34 thoughts on “Fact This For A Game Of Soldiers

  1. Turd Ferguson

    I think it’s disgusting that people are laughing at this autistic guy. Who actually watches these things?

      1. Bobby

        I assume 13000 of those are the same fake accounts that appear to support him on Broadsheet.

        Seriously Broadsheet, how about supporting actual Irish talent? You’re heading down the RTE canteen route with outsiders not accepted.

  2. Anomanomanom

    That’s the first time iv watched one of his videos. Is it meant to funny. That was the biggest load of F#@ping poo iv seen on here. Who at BS is related to him? No other way he could get posted as much.

    1. Hank

      They’re always posted by Bodger – he fills his evenings by donning a leather jacket and succeeding at being consistently unfunny.

    2. rory

      That repeated complaint is more annoying than LJG, imo. The whole ‘this is shite, he must be related to someone in BS, etc.’
      It seems to be the first reaction from people who haven’t seen this before. Like some kind of deep seeded primordial response that is present in all humans. I guess it can’t be helped.

      1. rotide

        I dunno, that thought didn’t occur to me untill we were well into month 2 of this journey. All other concievable reasons had evaporated like LJG’s spittle on a glass by then

  3. rory

    RE: The whole ‘the Irish are impervious to psychoanalysis’ thing.
    Freud never said that about the Irish. A screenwriter called William Monahan made it up. For his script for The Departed.

    1. Caroline

      Yikes. Leather Jacket Guy real name Max Byrne’s fact checker is surely in for a rage-fuelled, drunken bottling when he finds out a gaffe of this size slipped through!

  4. rory

    Point number 3 in the video reminds me of the tragic extinct slave dogs known as the Vernapator Cur. Said breed of dog was used as a kitchen utensil:

    http://www.npr.org/sections/thesalt/2014/05/13/311127237/turnspit-dogs-the-rise-and-fall-of-the-vernepator-cur

    “The turnspit dog was once an essential part of every large kitchen in Britain. Bred to run in a wheel that turned a roasting spit, the small but strong dogs ensured that the meat cooked evenly.”
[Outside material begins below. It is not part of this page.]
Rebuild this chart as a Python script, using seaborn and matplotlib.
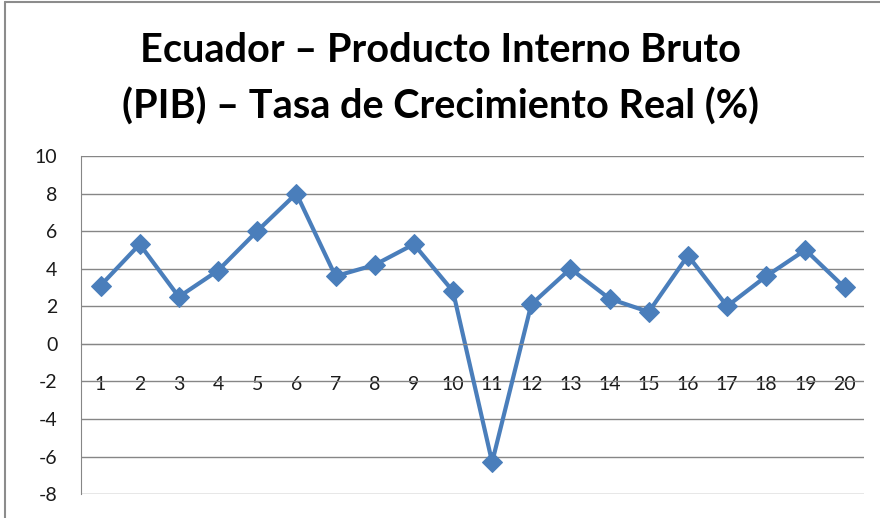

    Unfortunately, and rather brutally, these dogs became a victim of economics:

    In 1750 there were turnspits everywhere in Great Britain. But by 1850 they had become scarce, and by 1900 they had disappeared. The availability of cheap spit-turning machines, called clock jacks, brought about the demise of the turnspit dog.
    “It became a stigma of poverty to have a turnspit dog,” says author Bondeson. “They were ugly little dogs with a quite morose disposition, so nobody wanted to keep them as pets. The turnspit dogs became extinct.”

    1. rotide

      Rory, You reward will be great in the next life. Turning this turgid nonsense into a learning experience doesn’t deserve 73 virgins, I don’t know what does.

    2. Caroline

      That’s genuinely fascinating.

      But I’m sure the last thing Deliveroo wants on these Leather Jacket Guy posts is a harrowing reminder of the brutality of restaurant work in years gone by.